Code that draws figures

----------------------------------------

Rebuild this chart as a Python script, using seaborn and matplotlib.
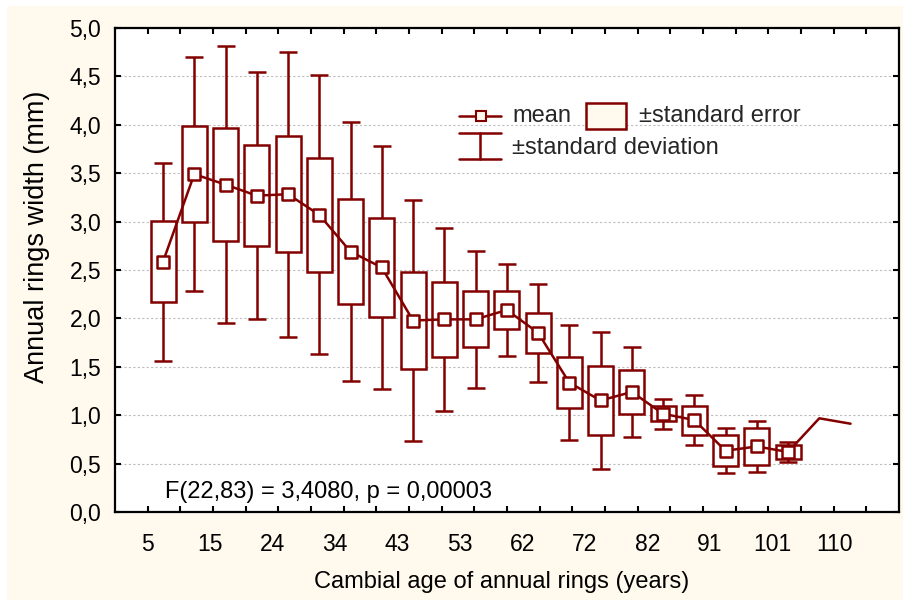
import numpy as np
import pandas as pd
import matplotlib
matplotlib.use("Agg")
import matplotlib.pyplot as plt
import seaborn as sns
from matplotlib.patches import Rectangle
from matplotlib.lines import Line2D
from matplotlib.ticker import FixedLocator, FuncFormatter, NullFormatter

# ---------------- data ----------------
group = list(range(23))
mean_width = [2.585, 3.49, 3.382, 3.268, 3.283, 3.07, 2.69, 2.526, 1.978, 1.99,
              1.99, 2.087, 1.852, 1.337, 1.152, 1.24, 1.015, 0.95, 0.633, 0.677,
              0.62, 0.968, 0.912]
std_error = [0.42, 0.494, 0.582, 0.52, 0.60, 0.59, 0.545, 0.51, 0.505, 0.385,
             0.29, 0.193, 0.206, 0.267, 0.353, 0.23, 0.08, 0.15, 0.162, 0.19,
             0.07, np.nan, np.nan]
std_dev = [1.02, 1.21, 1.434, 1.276, 1.47, 1.44, 1.335, 1.255, 1.242, 0.942,
           0.708, 0.473, 0.505, 0.598, 0.71, 0.462, 0.155, 0.26, 0.235, 0.267,
           0.10, np.nan, np.nan]
age_labels = ["5", "15", "24", "34", "43", "53", "62", "72", "82", "91", "101", "110"]
y_ticks = [0.0, 0.5, 1.0, 1.5, 2.0, 2.5, 3.0, 3.5, 4.0, 4.5, 5.0]
stat_text = "F(22,83) = 3,4080, p = 0,00003"

RED = "#820000"
CREAM = "#FFF9EE"
LW = 1.8

sns.set_theme(style="ticks")
plt.rcParams['font.family'] = ['Liberation Sans', 'DejaVu Sans']

df = pd.DataFrame({"group": group, "mean": mean_width, "se": std_error, "sd": std_dev})
box_df = df.dropna()

fig = plt.figure(figsize=(9.04, 6.0), dpi=100, facecolor="white")
fig.patches.append(Rectangle((7 / 904, 0), 1 - 7 / 904, 1 - 6 / 600,
                             transform=fig.transFigure, facecolor=CREAM,
                             edgecolor="none", zorder=-10))
ax = fig.add_axes([115 / 904, 88 / 600, 784 / 904, 484 / 600])
ax.set_facecolor("white")

# boxes: mean +/- standard error
ax.bar(box_df["group"], 2 * box_df["se"], bottom=box_df["mean"] - box_df["se"],
       width=0.8, facecolor="white", edgecolor=RED, linewidth=LW, zorder=3)
# whiskers: mean +/- standard deviation
ax.errorbar(box_df["group"], box_df["mean"], yerr=box_df["sd"], fmt="none",
            ecolor=RED, elinewidth=LW, capsize=6.4, capthick=LW, zorder=2)
# mean line
sns.lineplot(data=df, x="group", y="mean", color=RED, linewidth=LW, ax=ax,
             estimator=None, sort=False, zorder=4)
sns.scatterplot(data=box_df, x="group", y="mean", marker="s", s=72,
                facecolor="white", edgecolor=RED, linewidth=LW, ax=ax, zorder=5)

# axes limits and ticks
x0, x1 = -1.536, 23.55
ax.set_xlim(x0, x1)
ax.set_ylim(0, 5)
ax.xaxis.set_major_locator(FixedLocator([-0.5 + 2 * j for j in range(len(age_labels))]))
ax.set_xticklabels(age_labels)
ax.xaxis.set_minor_locator(FixedLocator(list(np.linspace(x0, x1, 25)[1:-1])))
ax.xaxis.set_minor_formatter(NullFormatter())
ax.tick_params(axis="x", which="major", length=0, pad=15, labelsize=16.5,
               colors="black")
ax.tick_params(axis="x", which="minor", direction="in", length=4, width=1.5,
               top=True, bottom=True, color="black")
ax.set_yticks(y_ticks)
ax.yaxis.set_major_formatter(FuncFormatter(lambda v, p: f"{v:.1f}".replace(".", ",")))
ax.tick_params(axis="y", direction="in", length=4, width=1.5, left=True, right=True,
               pad=10, labelsize=16.5, colors="black")
ax.yaxis.grid(True, linestyle=(0, (2, 2)), color="#bdbdbd", linewidth=0.8)
ax.xaxis.grid(False)
ax.set_axisbelow(True)
for s in ax.spines.values():
    s.set_color("black")
    s.set_linewidth(1.6)

ax.set_xlabel("Cambial age of annual rings (years)", fontsize=17, color="black")
ax.set_ylabel("Annual rings width (mm)", fontsize=19.5, color="black")
ax.xaxis.set_label_coords(0.493, -0.1446)
ax.xaxis.label.set_va("center")
ax.yaxis.set_label_coords(-0.100, 0.568)
ax.yaxis.label.set_va("center")

ax.text(0.0638, 0.041, stat_text, transform=ax.transAxes, fontsize=17,
        ha="left", va="center", color="black")

# manual legend
tr = ax.transAxes
ax.add_line(Line2D([0.4388, 0.4923], [0.8188, 0.8188], transform=tr, color=RED,
                   linewidth=LW, marker=None, zorder=6))
ax.add_line(Line2D([0.4662], [0.8188], transform=tr, color=RED, linestyle="none",
                   marker="s", markersize=6.5, markerfacecolor=CREAM,
                   markeredgecolor=RED, markeredgewidth=1.5, zorder=7))
ax.text(0.5064, 0.8188, "mean", transform=tr, fontsize=17, ha="left", va="center")
ax.add_patch(Rectangle((0.6004, 0.792), 0.0514, 0.0525, transform=tr,
                       facecolor=CREAM, edgecolor=RED, linewidth=LW, zorder=6))
ax.text(0.6684, 0.8188, "±standard error", transform=tr, fontsize=17, ha="left", va="center")
for yy in (0.7824, 0.7293):
    ax.add_line(Line2D([0.4388, 0.4923], [yy, yy], transform=tr, color=RED,
                       linewidth=LW, zorder=6))
ax.add_line(Line2D([0.4656, 0.4656], [0.7293, 0.7824], transform=tr, color=RED,
                   linewidth=LW, zorder=6))
ax.text(0.5064, 0.752, "±standard deviation", transform=tr, fontsize=17,
        ha="left", va="center")

fig.savefig("out.png", dpi=100, facecolor=fig.get_facecolor())
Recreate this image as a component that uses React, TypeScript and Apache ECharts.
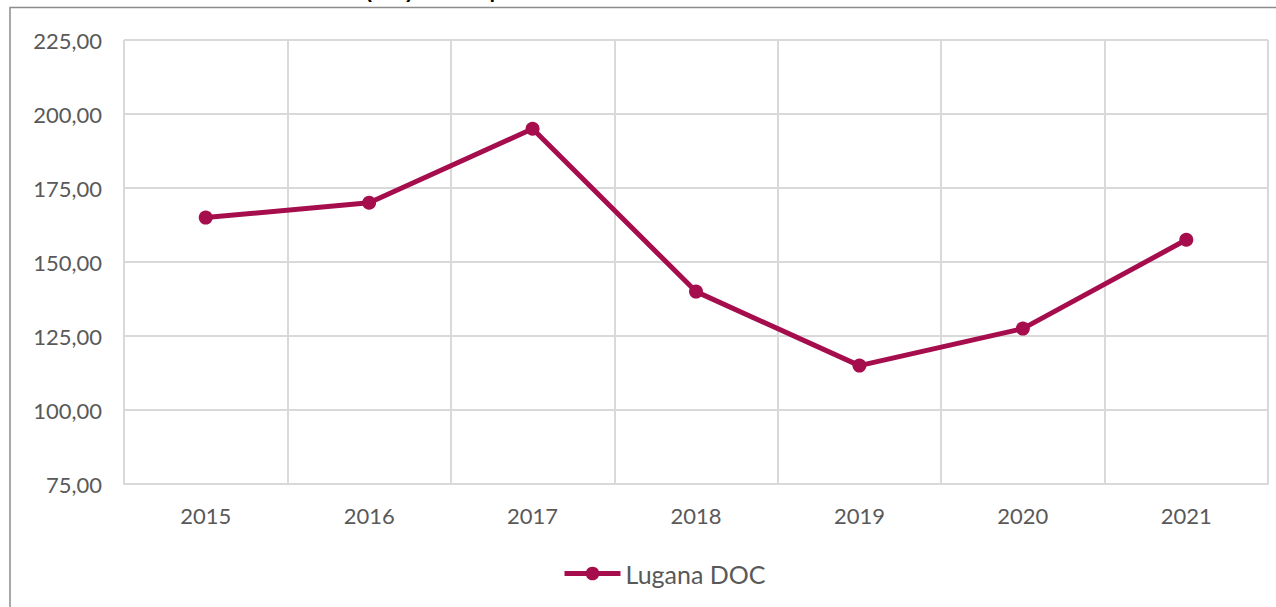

----------------------------------------

▶ _Goal_
Transcribe the material exactly, keeping every word and none of the pictures.

▶ _Full output_
Rebuild this chart as a Python script, using seaborn and matplotlib.
import numpy as np
import pandas as pd
import matplotlib
matplotlib.use("Agg")
import matplotlib.pyplot as plt
import seaborn as sns
from matplotlib.patches import Rectangle
from matplotlib.lines import Line2D
from matplotlib.ticker import FixedLocator, FuncFormatter, NullFormatter

# ---------------- data ----------------
group = list(range(23))
mean_width = [2.585, 3.49, 3.382, 3.268, 3.283, 3.07, 2.69, 2.526, 1.978, 1.99,
              1.99, 2.087, 1.852, 1.337, 1.152, 1.24, 1.015, 0.95, 0.633, 0.677,
              0.62, 0.968, 0.912]
std_error = [0.42, 0.494, 0.582, 0.52, 0.60, 0.59, 0.545, 0.51, 0.505, 0.385,
             0.29, 0.193, 0.206, 0.267, 0.353, 0.23, 0.08, 0.15, 0.162, 0.19,
             0.07, np.nan, np.nan]
std_dev = [1.02, 1.21, 1.434, 1.276, 1.47, 1.44, 1.335, 1.255, 1.242, 0.942,
           0.708, 0.473, 0.505, 0.598, 0.71, 0.462, 0.155, 0.26, 0.235, 0.267,
           0.10, np.nan, np.nan]
age_labels = ["5", "15", "24", "34", "43", "53", "62", "72", "82", "91", "101", "110"]
y_ticks = [0.0, 0.5, 1.0, 1.5, 2.0, 2.5, 3.0, 3.5, 4.0, 4.5, 5.0]
stat_text = "F(22,83) = 3,4080, p = 0,00003"

RED = "#820000"
CREAM = "#FFF9EE"
LW = 1.8

sns.set_theme(style="ticks")
plt.rcParams['font.family'] = ['Liberation Sans', 'DejaVu Sans']

df = pd.DataFrame({"group": group, "mean": mean_width, "se": std_error, "sd": std_dev})
box_df = df.dropna()

fig = plt.figure(figsize=(9.04, 6.0), dpi=100, facecolor="white")
fig.patches.append(Rectangle((7 / 904, 0), 1 - 7 / 904, 1 - 6 / 600,
                             transform=fig.transFigure, facecolor=CREAM,
                             edgecolor="none", zorder=-10))
ax = fig.add_axes([115 / 904, 88 / 600, 784 / 904, 484 / 600])
ax.set_facecolor("white")

# boxes: mean +/- standard error
ax.bar(box_df["group"], 2 * box_df["se"], bottom=box_df["mean"] - box_df["se"],
       width=0.8, facecolor="white", edgecolor=RED, linewidth=LW, zorder=3)
# whiskers: mean +/- standard deviation
ax.errorbar(box_df["group"], box_df["mean"], yerr=box_df["sd"], fmt="none",
            ecolor=RED, elinewidth=LW, capsize=6.4, capthick=LW, zorder=2)
# mean line
sns.lineplot(data=df, x="group", y="mean", color=RED, linewidth=LW, ax=ax,
             estimator=None, sort=False, zorder=4)
sns.scatterplot(data=box_df, x="group", y="mean", marker="s", s=72,
                facecolor="white", edgecolor=RED, linewidth=LW, ax=ax, zorder=5)

# axes limits and ticks
x0, x1 = -1.536, 23.55
ax.set_xlim(x0, x1)
ax.set_ylim(0, 5)
ax.xaxis.set_major_locator(FixedLocator([-0.5 + 2 * j for j in range(len(age_labels))]))
ax.set_xticklabels(age_labels)
ax.xaxis.set_minor_locator(FixedLocator(list(np.linspace(x0, x1, 25)[1:-1])))
ax.xaxis.set_minor_formatter(NullFormatter())
ax.tick_params(axis="x", which="major", length=0, pad=15, labelsize=16.5,
               colors="black")
ax.tick_params(axis="x", which="minor", direction="in", length=4, width=1.5,
               top=True, bottom=True, color="black")
ax.set_yticks(y_ticks)
ax.yaxis.set_major_formatter(FuncFormatter(lambda v, p: f"{v:.1f}".replace(".", ",")))
ax.tick_params(axis="y", direction="in", length=4, width=1.5, left=True, right=True,
               pad=10, labelsize=16.5, colors="black")
ax.yaxis.grid(True, linestyle=(0, (2, 2)), color="#bdbdbd", linewidth=0.8)
ax.xaxis.grid(False)
ax.set_axisbelow(True)
for s in ax.spines.values():
    s.set_color("black")
    s.set_linewidth(1.6)

ax.set_xlabel("Cambial age of annual rings (years)", fontsize=17, color="black")
ax.set_ylabel("Annual rings width (mm)", fontsize=19.5, color="black")
ax.xaxis.set_label_coords(0.493, -0.1446)
ax.xaxis.label.set_va("center")
ax.yaxis.set_label_coords(-0.100, 0.568)
ax.yaxis.label.set_va("center")

ax.text(0.0638, 0.041, stat_text, transform=ax.transAxes, fontsize=17,
        ha="left", va="center", color="black")

# manual legend
tr = ax.transAxes
ax.add_line(Line2D([0.4388, 0.4923], [0.8188, 0.8188], transform=tr, color=RED,
                   linewidth=LW, marker=None, zorder=6))
ax.add_line(Line2D([0.4662], [0.8188], transform=tr, color=RED, linestyle="none",
                   marker="s", markersize=6.5, markerfacecolor=CREAM,
                   markeredgecolor=RED, markeredgewidth=1.5, zorder=7))
ax.text(0.5064, 0.8188, "mean", transform=tr, fontsize=17, ha="left", va="center")
ax.add_patch(Rectangle((0.6004, 0.792), 0.0514, 0.0525, transform=tr,
                       facecolor=CREAM, edgecolor=RED, linewidth=LW, zorder=6))
ax.text(0.6684, 0.8188, "±standard error", transform=tr, fontsize=17, ha="left", va="center")
for yy in (0.7824, 0.7293):
    ax.add_line(Line2D([0.4388, 0.4923], [yy, yy], transform=tr, color=RED,
                       linewidth=LW, zorder=6))
ax.add_line(Line2D([0.4656, 0.4656], [0.7293, 0.7824], transform=tr, color=RED,
                   linewidth=LW, zorder=6))
ax.text(0.5064, 0.752, "±standard deviation", transform=tr, fontsize=17,
        ha="left", va="center")

fig.savefig("out.png", dpi=100, facecolor=fig.get_facecolor())
Recreate this image as a component that uses React, TypeScript and Apache ECharts.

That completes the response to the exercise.